YOu can install those packages by running pip3 install -r requirements.txt
.
For analyze, run below command which loads all the tweets and analyze them. Provide your term as 1st argument. If you don't provide the term then it expoorts all the pairs.
python3 analyze.py <term>
After analysis if you don't provide any term this program exports all the pairs in the file name 'all_co_occurrences.csv' otherwise if some is provided then it filters those pairs containing that term only and the export file name would be '_co_occurrence.csv'.
It also generate a Gephi supported Network file at location 'data/co_occurrence.graphml'.
- Open Gephi and install SigmaExporter plugin.

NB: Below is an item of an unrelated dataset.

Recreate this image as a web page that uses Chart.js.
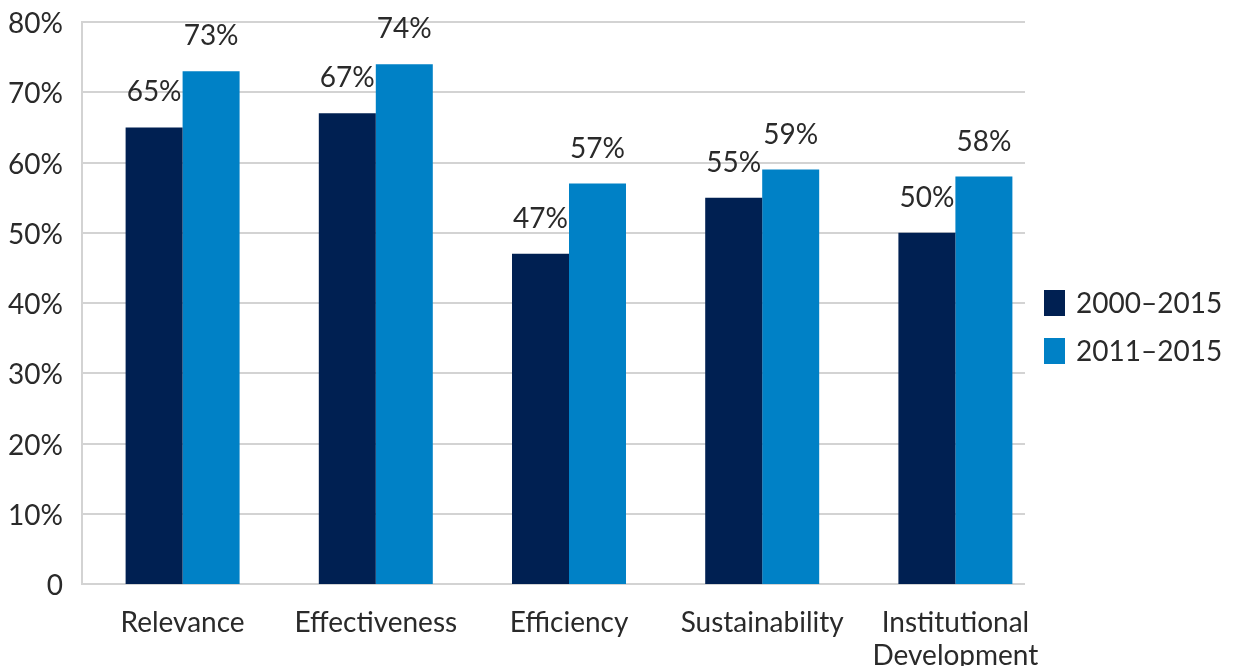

Tools > Plugin > Available Plugins > (search for SigmaExporter).
- Open the above created gephi network file 'data/co_occurrence.graphml' in Gephi.
- Export as Sigmajs template i-e; File > Export > Sigmajs templa > (give a folder where it exports in filrst big field where "Browse .." button is) > (hit ok)
- Goto the exported folder > Network
- Execute
python3 -m http.server 9999
- Open browser and go to
localhost:9999
- You can interact with the graph interactively. Search terms that you wan on the left side panel. On right side you will see all the terms in current shortlisted graph. In that way you can play a analyze ;)